Mon ambition est de permettre sur le terrain :
. Une réponse immédiate et sécurisante à chaque femme qui se trouve dans cette situation
. Une protection durable et un accompagnement vers l'autonomie de ces femmes
. Un dispositif de protection de la femme et des enfants
. Des actions de prévention, notamment par l'aide aux hommes auteurs de violences.
Tout cela, je l'ai annoncé et je le ferai.
Mais cela ne suffira toujours pas. Cela ne suffira toujours pas si vous tous qui êtes autour de moi, ne faites pas de cette question une affaire personnelle.

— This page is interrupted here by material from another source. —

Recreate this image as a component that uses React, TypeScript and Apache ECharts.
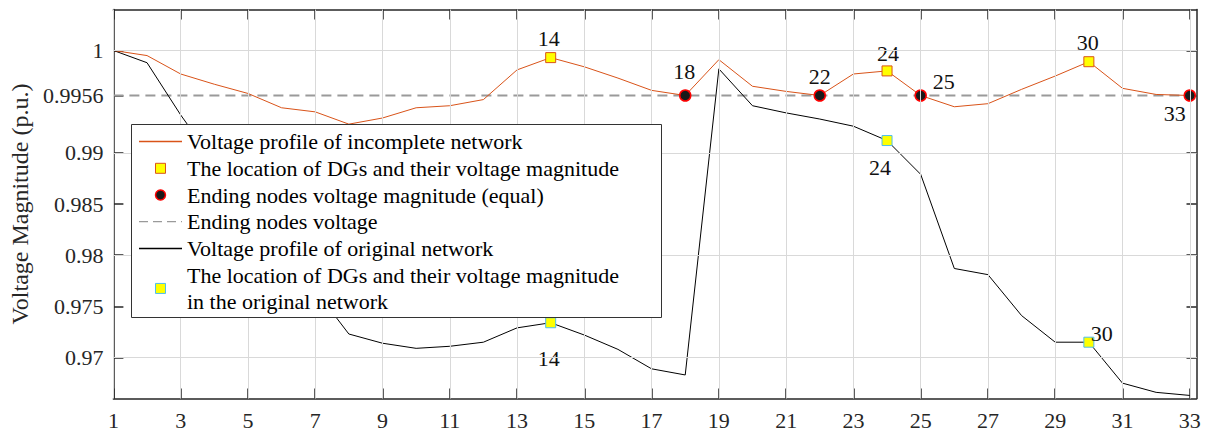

Vous les jeunes garçons, n'acceptez pas que les filles soient maltraitées, vous les hommes ne passez pas votre chemin si vous savez qu'une femme est en difficulté.
Et vous les femmes, n'autorisez pas que soit perpétré ce que peut être vous avez-vous-même subi.
Ne transmettez pas le devoir de silence à vos filles. La famille doit les protéger, pas les briser. La famille doit leur apprendre qu'elles méritent la liberté et le respect.
Pour leur donner les moyens d'avancer dignement sur le chemin de la vie.
Ne laissez jamais croire à vos enfants que vous acceptez cette situation. Même si pour les femmes concernées, parler est une épreuve.
Briser la loi du silence, c'est l'objet de cette journée.
Je suis là pour évoquer l'inacceptable. Avec au fond de moi l'espoir secret de ne plus jamais avoir à me présenter devant la silhouette de 137 femmes mortes cette année.